- **What is required**:
Keep to the lines from the line containing "Rebuild this chart" through the line containing "ax = fig.add_axes([176": copy them exactly and leave every picture out.

- **Records for this task**:
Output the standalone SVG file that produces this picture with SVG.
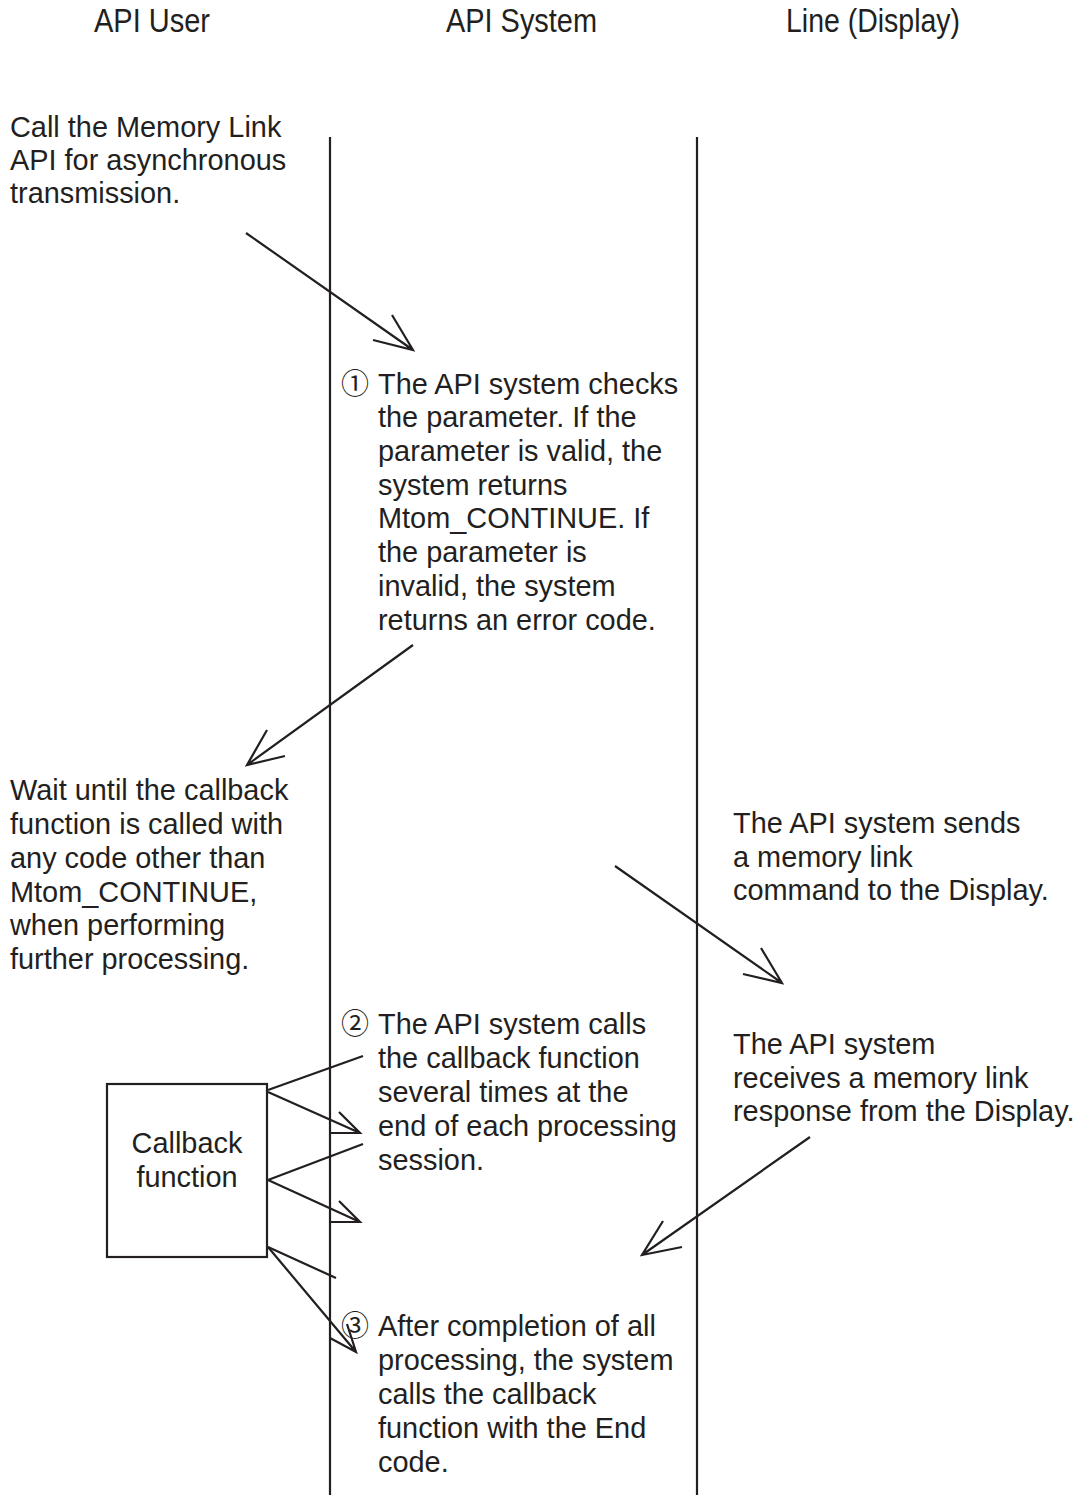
<svg xmlns="http://www.w3.org/2000/svg" width="1087" height="1495" viewBox="0 0 1087 1495">
<style>
  text { font-family: "Liberation Sans", Arial, "Noto Sans CJK JP", sans-serif; fill: #231f20; }
  .hd { font-size: 33px; }
  .tx { font-size: 28.9px; }
  .num { font-family: "Noto Sans CJK JP", "DejaVu Sans", sans-serif; font-size: 28px; }
  .ln { stroke: #231f20; stroke-width: 2.2; fill: none; stroke-linecap: butt; }
</style>
<rect width="1087" height="1495" fill="#ffffff"/>

<g id="headers">
  <text class="hd" x="94" y="32" textLength="116" lengthAdjust="spacingAndGlyphs">API User</text>
  <text class="hd" x="446" y="32" textLength="151" lengthAdjust="spacingAndGlyphs">API System</text>
  <text class="hd" x="786" y="32" textLength="174" lengthAdjust="spacingAndGlyphs">Line (Display)</text>
</g>

<g id="lifelines">
  <line class="ln" x1="330" y1="137" x2="330" y2="1495"/>
  <line class="ln" x1="697" y1="137" x2="697" y2="1495"/>
</g>

<g id="node-call-api">
  <text class="tx" x="10" y="137">Call the Memory Link</text>
  <text class="tx" x="10" y="170">API for asynchronous</text>
  <text class="tx" x="10" y="203">transmission.</text>
</g>

<g id="node-step1">
  <text class="num" x="341" y="394">①</text>
  <text class="tx" x="378" y="394">The API system checks</text>
  <text class="tx" x="378" y="427">the parameter. If the</text>
  <text class="tx" x="378" y="461">parameter is valid, the</text>
  <text class="tx" x="378" y="495">system returns</text>
  <text class="tx" x="378" y="528">Mtom_CONTINUE. If</text>
  <text class="tx" x="378" y="562">the parameter is</text>
  <text class="tx" x="378" y="596">invalid, the system</text>
  <text class="tx" x="378" y="630">returns an error code.</text>
</g>

<g id="node-wait">
  <text class="tx" x="10" y="800">Wait until the callback</text>
  <text class="tx" x="10" y="834">function is called with</text>
  <text class="tx" x="10" y="868">any code other than</text>
  <text class="tx" x="10" y="902">Mtom_CONTINUE,</text>
  <text class="tx" x="10" y="935">when performing</text>
  <text class="tx" x="10" y="969">further processing.</text>
</g>

<g id="node-sends">
  <text class="tx" x="733" y="833">The API system sends</text>
  <text class="tx" x="733" y="867">a memory link</text>
  <text class="tx" x="733" y="900">command to the Display.</text>
</g>

<g id="node-receives">
  <text class="tx" x="733" y="1054">The API system</text>
  <text class="tx" x="733" y="1088">receives a memory link</text>
  <text class="tx" x="733" y="1121">response from the Display.</text>
</g>

<g id="node-step2">
  <text class="num" x="341" y="1034">②</text>
  <text class="tx" x="378" y="1034">The API system calls</text>
  <text class="tx" x="378" y="1068">the callback function</text>
  <text class="tx" x="378" y="1102">several times at the</text>
  <text class="tx" x="378" y="1136">end of each processing</text>
  <text class="tx" x="378" y="1170">session.</text>
</g>

<g id="node-callback">
  <rect class="ln" x="107" y="1084" width="160" height="173"/>
  <text class="tx" x="187" y="1153" text-anchor="middle">Callback</text>
  <text class="tx" x="187" y="1187" text-anchor="middle">function</text>
</g>

<g id="node-step3">
  <text class="tx" x="378" y="1336">After completion of all</text>
  <text class="tx" x="378" y="1370">processing, the system</text>
  <text class="tx" x="378" y="1404">calls the callback</text>
  <text class="tx" x="378" y="1438">function with the End</text>
  <text class="tx" x="378" y="1472">code.</text>
</g>

<g id="connectors">
  <path class="ln" d="M246,233 L413,350 M392,315 L413,350 L373,340"/>
  <path class="ln" d="M413,645 L247,765 M267,730 L247,765 L285,756"/>
  <path class="ln" d="M615,866 L782,983 M761,948 L782,983 L743,974"/>
  <path class="ln" d="M810,1137 L642,1255 M663,1221 L642,1255 L682,1247"/>
  <path class="ln" d="M268,1090 L363,1056"/>
  <path class="ln" d="M268,1092 L360,1133 M339,1112 L360,1133 L330,1133"/>
  <path class="ln" d="M268,1180 L363,1144"/>
  <path class="ln" d="M268,1180 L360,1222 M339,1201 L360,1222 L330,1222"/>
  <path class="ln" d="M268,1247 L336,1278"/>
  <path class="ln" d="M268,1247 L356,1352 M330,1338 L356,1352 L347,1324"/>
</g>

<g id="step3-number">
  <text class="num" x="341" y="1336">③</text>
</g>
</svg>
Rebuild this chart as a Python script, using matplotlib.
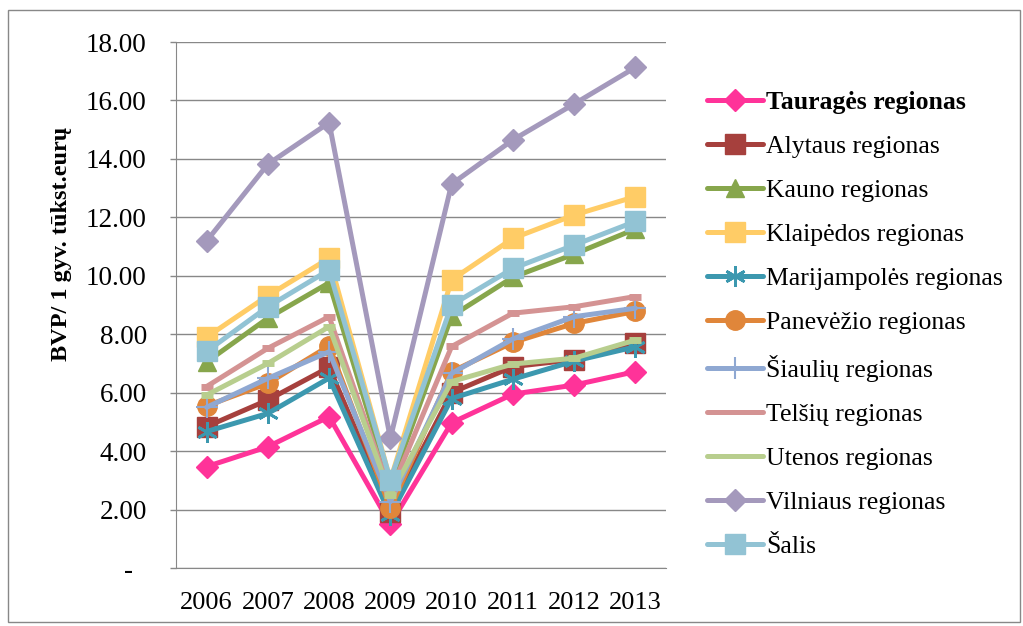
import matplotlib.pyplot as plt
from matplotlib.patches import Rectangle

years = ['2006', '2007', '2008', '2009', '2010', '2011', '2012', '2013']

taurages = [3.47, 4.15, 5.18, 1.50, 4.97, 5.95, 6.26, 6.72]
alytaus = [4.84, 5.75, 6.87, 1.93, 6.00, 6.89, 7.13, 7.69]
kauno = [7.05, 8.55, 9.76, 2.80, 8.62, 9.95, 10.74, 11.60]
klaipedos = [7.90, 9.32, 10.60, 3.00, 9.86, 11.28, 12.08, 12.71]
marijampoles = [4.67, 5.29, 6.50, 1.80, 5.80, 6.46, 7.08, 7.57]
panevezio = [5.55, 6.32, 7.60, 2.04, 6.72, 7.72, 8.37, 8.78]
siauliu = [5.50, 6.49, 7.40, 2.27, 6.66, 7.84, 8.60, 8.89]
telsiu = [6.21, 7.52, 8.60, 2.60, 7.58, 8.72, 8.94, 9.29]
utenos = [5.92, 7.00, 8.26, 2.50, 6.38, 6.98, 7.18, 7.80]
vilniaus = [11.19, 13.82, 15.24, 4.44, 13.14, 14.65, 15.88, 17.13]
salis = [7.41, 8.94, 10.20, 3.01, 9.00, 10.25, 11.05, 11.86]

series = [
    ('Tauragės regionas', taurages, '#FF3399', 'D'),
    ('Alytaus regionas', alytaus, '#A6403D', 's'),
    ('Kauno regionas', kauno, '#87A64C', '^'),
    ('Klaipėdos regionas', klaipedos, '#FFCC66', 's'),
    ('Marijampolės regionas', marijampoles, '#3C98AF', 'ast'),
    ('Panevėžio regionas', panevezio, '#E0863A', 'o'),
    ('Šiaulių regionas', siauliu, '#8FA8D2', '+'),
    ('Telšių regionas', telsiu, '#D49393', '_'),
    ('Utenos regionas', utenos, '#B8CE8E', '_'),
    ('Vilniaus regionas', vilniaus, '#A499BC', 'D'),
    ('Šalis', salis, '#92C3D4', 's'),
]

plt.rcParams['font.family'] = ['Liberation Serif', 'DejaVu Serif']

fig = plt.figure(figsize=(10.23, 6.26), dpi=100)
ax = fig.add_axes([176 / 1023, 1 - 568 / 626, 490 / 1023, 526 / 626])

x = list(range(len(years)))
for name, vals, col, mk in series:
    kw = dict(color=col, lw=3.6, label=name, solid_capstyle='round')
    if mk == 'D':
        kw.update(marker='D', ms=11, mec=col, mfc=col)
    elif mk == 's':
        kw.update(marker='s', ms=14, mec=col, mfc=col)
    elif mk == '^':
        kw.update(marker='^', ms=13, mec=col, mfc=col)
    elif mk == 'o':
        kw.update(marker='o', ms=14, mec=col, mfc=col)
    elif mk == 'ast':
        kw.update(marker=(6, 2, 0), ms=15, mec=col, mew=2)
    elif mk == '+':
        kw.update(marker='+', ms=16, mec=col, mew=1.5)
    elif mk == '_':
        kw.update(marker='_', ms=9, mec=col, mew=5)
    ax.plot(x, vals, **kw)

ax.set_xlim(-0.5, 7.5)
ax.set_ylim(0, 18)
ax.set_xticks(x)
ax.set_xticklabels(years, fontsize=19)
yt = [0, 2, 4, 6, 8, 10, 12, 14, 16, 18]
ax.set_yticks(yt)
ax.set_yticklabels(['-  '] + ['%.2f' % v for v in yt[1:]], fontsize=19.5)
ax.tick_params(axis='x', length=0, pad=17)
ax.tick_params(axis='y', length=4, width=1, color='#888888', pad=17)
ax.grid(axis='y', color='#888888', lw=1)
ax.set_axisbelow(True)
for s in ['top', 'right']:
    ax.spines[s].set_visible(False)
for s in ['left', 'bottom']:
    ax.spines[s].set_color('#888888')
ax.set_ylabel('BVP/ 1 gyv. tūkst.eurų', fontsize=17.5, fontweight='bold')
ax.yaxis.set_label_coords((72 - 176) / 490, (568 - 244) / 526)

leg = fig.legend(loc='upper left', bbox_to_anchor=(694 / 1023, 1 - 78 / 626),
                 frameon=False, fontsize=18.5, handlelength=2.2, handletextpad=0.1,
                 labelspacing=0.82, borderpad=0)
leg.get_texts()[0].set_fontweight('bold')
for h in leg.legend_handles[7:9]:
    h.set_marker('None')

fig.patches.append(Rectangle((8 / 1023, 1 - 622 / 626), 1012 / 1023, 612 / 626,
                             transform=fig.transFigure, fill=False,
                             edgecolor='#888888', lw=1))

fig.savefig('out.png', dpi=100)
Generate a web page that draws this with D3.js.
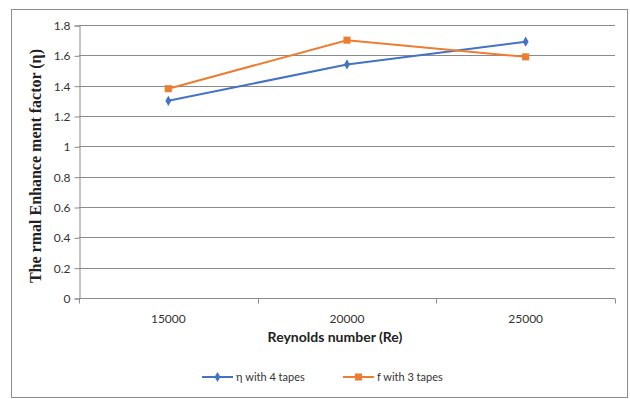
<!DOCTYPE html>
<html>
<head>
<meta charset="utf-8">
<script src="https://cdn.jsdelivr.net/npm/d3@7"></script>
<style>
  body { margin: 0; background: #fff; }
  svg { display: block; }
</style>
</head>
<body>
<div id="chart"><svg width="630" height="399"></svg></div>
<script>
const categories = ['15000', '20000', '25000'];
const seriesNames = ['η with 4 tapes', 'f with 3 tapes'];
const etaFourTapes = [1.30, 1.54, 1.69];
const fThreeTapes = [1.38, 1.70, 1.59];
const yTicks = [0, 0.2, 0.4, 0.6, 0.8, 1, 1.2, 1.4, 1.6, 1.8];

const SVG = d3.select('#chart svg');
const BLUE = '#4472c4';
const ORANGE = '#ed7d31';
const LEFT = 79, RIGHT = 615, TOP = 25, BOTTOM = 298;

// outer frame
SVG.append('rect')
  .attr('x', 11.5).attr('y', 9.5)
  .attr('width', 616).attr('height', 388)
  .style('fill', 'none')
  .style('stroke', '#8c8c8c');

const X_SCALE = d3.scaleBand()
  .domain(categories)
  .range([LEFT, RIGHT]);

const Y_SCALE = d3.scaleLinear()
  .domain([0, 1.8])
  .range([BOTTOM, TOP]);

// gridlines
SVG.append('g')
  .selectAll('line')
  .data(yTicks.slice(1))
  .join('line')
  .attr('x1', LEFT).attr('x2', RIGHT)
  .attr('y1', d => Math.round(Y_SCALE(d)) + 0.5)
  .attr('y2', d => Math.round(Y_SCALE(d)) + 0.5)
  .style('stroke', '#8a8a8a');

const Y_AXIS = d3.axisLeft(Y_SCALE).tickValues(yTicks).tickSize(5).tickFormat(d3.format('~g'));
const Y_AXIS_G = SVG.append('g')
  .attr('transform', `translate(${LEFT + 0.5},0.5)`);
Y_AXIS(Y_AXIS_G);

// x axis with ticks at category boundaries
const X_AXIS_G = SVG.append('g')
  .attr('transform', `translate(0,${BOTTOM + 0.5})`);
X_AXIS_G.append('line')
  .attr('x1', LEFT).attr('x2', RIGHT)
  .style('stroke', '#8a8a8a');
const bounds = categories.map(c => X_SCALE(c)).concat([X_SCALE(categories[categories.length - 1]) + X_SCALE.bandwidth()]);
X_AXIS_G.selectAll('line.tk')
  .data(bounds)
  .join('line')
  .attr('class', 'tk')
  .attr('x1', d => Math.round(d) + 0.5).attr('x2', d => Math.round(d) + 0.5)
  .attr('y1', 0).attr('y2', 5)
  .style('stroke', '#8a8a8a');
X_AXIS_G.selectAll('text')
  .data(categories)
  .join('text')
  .attr('x', d => X_SCALE(d) + X_SCALE.bandwidth() / 2)
  .attr('y', 24)
  .text(d => d)
  .style('text-anchor', 'middle')
  .style('font-family', 'Lato, "Open Sans", sans-serif')
  .style('font-size', '12px')
  .style('fill', '#333');

Y_AXIS_G.select('.domain').style('stroke', '#8a8a8a');
Y_AXIS_G.selectAll('.tick line').style('stroke', '#8a8a8a');
Y_AXIS_G.selectAll('.tick text')
  .attr('x', -9)
  .style('font-family', 'Lato, "Open Sans", sans-serif')
  .style('font-size', '12px')
  .style('fill', '#333');

// axis titles
SVG.append('text')
  .attr('transform', `translate(41,166) rotate(-90)`)
  .text('The rmal Enhance ment factor (η)')
  .style('text-anchor', 'middle')
  .style('font-family', '"Liberation Serif", serif')
  .style('font-weight', 'bold')
  .style('font-size', '16px')
  .style('fill', '#222');

SVG.append('text')
  .attr('x', 335).attr('y', 342)
  .text('Reynolds number (Re)')
  .style('text-anchor', 'middle')
  .style('font-family', 'Lato, "Open Sans", sans-serif')
  .style('font-weight', 'bold')
  .style('font-size', '14px')
  .style('fill', '#222');

// series
const series = [
  { name: seriesNames[0], values: etaFourTapes, color: BLUE, symbol: d3.symbolDiamond, size: 30 },
  { name: seriesNames[1], values: fThreeTapes, color: ORANGE, symbol: d3.symbolSquare, size: 50 }
];

const line = d3.line()
  .x((d, i) => X_SCALE(categories[i]) + X_SCALE.bandwidth() / 2)
  .y(d => Y_SCALE(d));

series.forEach(s => {
  SVG.append('path')
    .datum(s.values)
    .attr('d', line)
    .style('fill', 'none')
    .style('stroke', s.color)
    .style('stroke-width', 2);
  SVG.append('g')
    .selectAll('path')
    .data(s.values)
    .join('path')
    .attr('transform', (d, i) => `translate(${X_SCALE(categories[i]) + X_SCALE.bandwidth() / 2},${Y_SCALE(d)})`)
    .attr('d', d3.symbol(s.symbol, s.size))
    .style('fill', s.color);
});

// legend
const legendX = [202, 343];
series.forEach((s, i) => {
  const g = SVG.append('g').attr('transform', `translate(${legendX[i]},377)`);
  g.append('line')
    .attr('x1', 0).attr('x2', 31)
    .style('stroke', s.color)
    .style('stroke-width', 2);
  g.append('path')
    .attr('transform', 'translate(15.5,0)')
    .attr('d', d3.symbol(s.symbol, s.size))
    .style('fill', s.color);
  g.append('text')
    .attr('x', 34).attr('y', 4)
    .text(s.name)
    .style('font-family', 'Lato, "Open Sans", sans-serif')
    .style('font-size', '11px')
    .style('fill', '#333');
});
</script>
</body>
</html>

- **Answer in full**:
Rebuild this chart as a Python script, using matplotlib.
import matplotlib.pyplot as plt
from matplotlib.patches import Rectangle

years = ['2006', '2007', '2008', '2009', '2010', '2011', '2012', '2013']

taurages = [3.47, 4.15, 5.18, 1.50, 4.97, 5.95, 6.26, 6.72]
alytaus = [4.84, 5.75, 6.87, 1.93, 6.00, 6.89, 7.13, 7.69]
kauno = [7.05, 8.55, 9.76, 2.80, 8.62, 9.95, 10.74, 11.60]
klaipedos = [7.90, 9.32, 10.60, 3.00, 9.86, 11.28, 12.08, 12.71]
marijampoles = [4.67, 5.29, 6.50, 1.80, 5.80, 6.46, 7.08, 7.57]
panevezio = [5.55, 6.32, 7.60, 2.04, 6.72, 7.72, 8.37, 8.78]
siauliu = [5.50, 6.49, 7.40, 2.27, 6.66, 7.84, 8.60, 8.89]
telsiu = [6.21, 7.52, 8.60, 2.60, 7.58, 8.72, 8.94, 9.29]
utenos = [5.92, 7.00, 8.26, 2.50, 6.38, 6.98, 7.18, 7.80]
vilniaus = [11.19, 13.82, 15.24, 4.44, 13.14, 14.65, 15.88, 17.13]
salis = [7.41, 8.94, 10.20, 3.01, 9.00, 10.25, 11.05, 11.86]

series = [
    ('Tauragės regionas', taurages, '#FF3399', 'D'),
    ('Alytaus regionas', alytaus, '#A6403D', 's'),
    ('Kauno regionas', kauno, '#87A64C', '^'),
    ('Klaipėdos regionas', klaipedos, '#FFCC66', 's'),
    ('Marijampolės regionas', marijampoles, '#3C98AF', 'ast'),
    ('Panevėžio regionas', panevezio, '#E0863A', 'o'),
    ('Šiaulių regionas', siauliu, '#8FA8D2', '+'),
    ('Telšių regionas', telsiu, '#D49393', '_'),
    ('Utenos regionas', utenos, '#B8CE8E', '_'),
    ('Vilniaus regionas', vilniaus, '#A499BC', 'D'),
    ('Šalis', salis, '#92C3D4', 's'),
]

plt.rcParams['font.family'] = ['Liberation Serif', 'DejaVu Serif']

fig = plt.figure(figsize=(10.23, 6.26), dpi=100)
ax = fig.add_axes([176 / 1023, 1 - 568 / 626, 490 / 1023, 526 / 626])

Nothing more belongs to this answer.